--- START Data block ---

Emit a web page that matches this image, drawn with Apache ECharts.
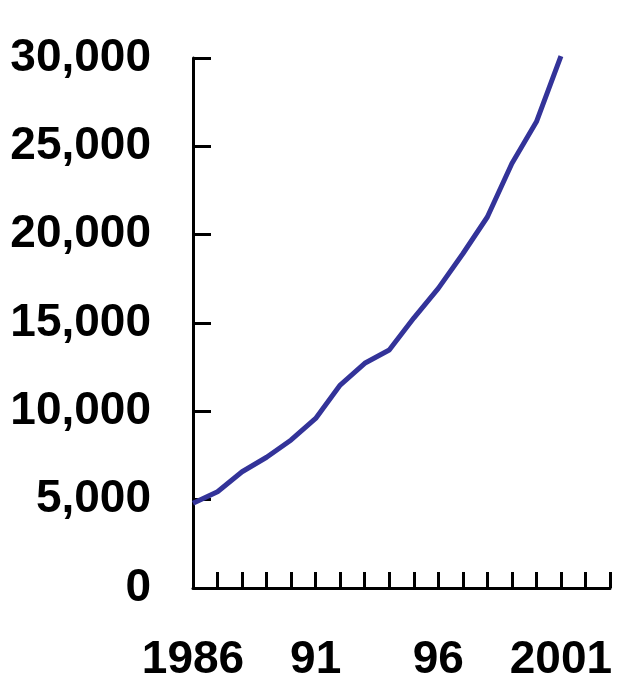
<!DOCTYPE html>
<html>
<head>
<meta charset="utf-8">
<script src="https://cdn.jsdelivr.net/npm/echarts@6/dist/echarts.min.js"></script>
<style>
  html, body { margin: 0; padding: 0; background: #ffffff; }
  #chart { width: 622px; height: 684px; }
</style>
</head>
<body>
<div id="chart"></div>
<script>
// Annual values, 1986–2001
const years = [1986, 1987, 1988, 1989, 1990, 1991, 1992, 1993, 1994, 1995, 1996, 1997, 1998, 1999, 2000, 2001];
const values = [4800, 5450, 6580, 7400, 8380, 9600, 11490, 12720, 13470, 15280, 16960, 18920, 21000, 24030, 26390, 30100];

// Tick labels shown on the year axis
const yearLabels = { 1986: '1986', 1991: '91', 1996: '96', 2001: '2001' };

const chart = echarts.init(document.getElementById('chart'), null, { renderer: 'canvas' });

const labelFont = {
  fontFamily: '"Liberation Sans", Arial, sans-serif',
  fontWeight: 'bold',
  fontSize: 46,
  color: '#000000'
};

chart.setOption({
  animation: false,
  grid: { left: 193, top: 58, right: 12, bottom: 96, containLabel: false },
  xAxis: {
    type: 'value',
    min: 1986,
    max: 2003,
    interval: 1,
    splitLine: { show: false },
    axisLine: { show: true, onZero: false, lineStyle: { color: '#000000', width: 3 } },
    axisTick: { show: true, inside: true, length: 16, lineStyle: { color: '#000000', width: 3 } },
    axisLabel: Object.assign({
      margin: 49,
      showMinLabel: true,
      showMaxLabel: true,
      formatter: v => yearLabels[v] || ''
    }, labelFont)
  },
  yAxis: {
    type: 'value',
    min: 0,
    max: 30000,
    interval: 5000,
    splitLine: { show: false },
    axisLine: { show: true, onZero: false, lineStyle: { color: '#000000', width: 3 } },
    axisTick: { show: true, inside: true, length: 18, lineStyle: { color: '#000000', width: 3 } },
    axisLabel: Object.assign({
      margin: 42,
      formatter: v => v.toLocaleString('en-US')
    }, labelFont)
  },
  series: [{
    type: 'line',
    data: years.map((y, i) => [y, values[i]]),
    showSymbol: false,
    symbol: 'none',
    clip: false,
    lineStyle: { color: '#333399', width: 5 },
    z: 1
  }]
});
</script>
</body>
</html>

--- END Data block ---

What you should do:
Except for the pictures, copy the material above exactly.

Solution for this problem:
Emit a web page that matches this image, drawn with Apache ECharts.
<!DOCTYPE html>
<html>
<head>
<meta charset="utf-8">
<script src="https://cdn.jsdelivr.net/npm/echarts@6/dist/echarts.min.js"></script>
<style>
  html, body { margin: 0; padding: 0; background: #ffffff; }
  #chart { width: 622px; height: 684px; }
</style>
</head>
<body>
<div id="chart"></div>
<script>
// Annual values, 1986–2001
const years = [1986, 1987, 1988, 1989, 1990, 1991, 1992, 1993, 1994, 1995, 1996, 1997, 1998, 1999, 2000, 2001];
const values = [4800, 5450, 6580, 7400, 8380, 9600, 11490, 12720, 13470, 15280, 16960, 18920, 21000, 24030, 26390, 30100];

// Tick labels shown on the year axis
const yearLabels = { 1986: '1986', 1991: '91', 1996: '96', 2001: '2001' };

const chart = echarts.init(document.getElementById('chart'), null, { renderer: 'canvas' });

const labelFont = {
  fontFamily: '"Liberation Sans", Arial, sans-serif',
  fontWeight: 'bold',
  fontSize: 46,
  color: '#000000'
};

chart.setOption({
  animation: false,
  grid: { left: 193, top: 58, right: 12, bottom: 96, containLabel: false },
  xAxis: {
    type: 'value',
    min: 1986,
    max: 2003,
    interval: 1,
    splitLine: { show: false },
    axisLine: { show: true, onZero: false, lineStyle: { color: '#000000', width: 3 } },
    axisTick: { show: true, inside: true, length: 16, lineStyle: { color: '#000000', width: 3 } },
    axisLabel: Object.assign({
      margin: 49,
      showMinLabel: true,
      showMaxLabel: true,
      formatter: v => yearLabels[v] || ''
    }, labelFont)
  },
  yAxis: {
    type: 'value',
    min: 0,
    max: 30000,
    interval: 5000,
    splitLine: { show: false },
    axisLine: { show: true, onZero: false, lineStyle: { color: '#000000', width: 3 } },
    axisTick: { show: true, inside: true, length: 18, lineStyle: { color: '#000000', width: 3 } },
    axisLabel: Object.assign({
      margin: 42,
      formatter: v => v.toLocaleString('en-US')
    }, labelFont)
  },
  series: [{
    type: 'line',
    data: years.map((y, i) => [y, values[i]]),
    showSymbol: false,
    symbol: 'none',
    clip: false,
    lineStyle: { color: '#333399', width: 5 },
    z: 1
  }]
});
</script>
</body>
</html>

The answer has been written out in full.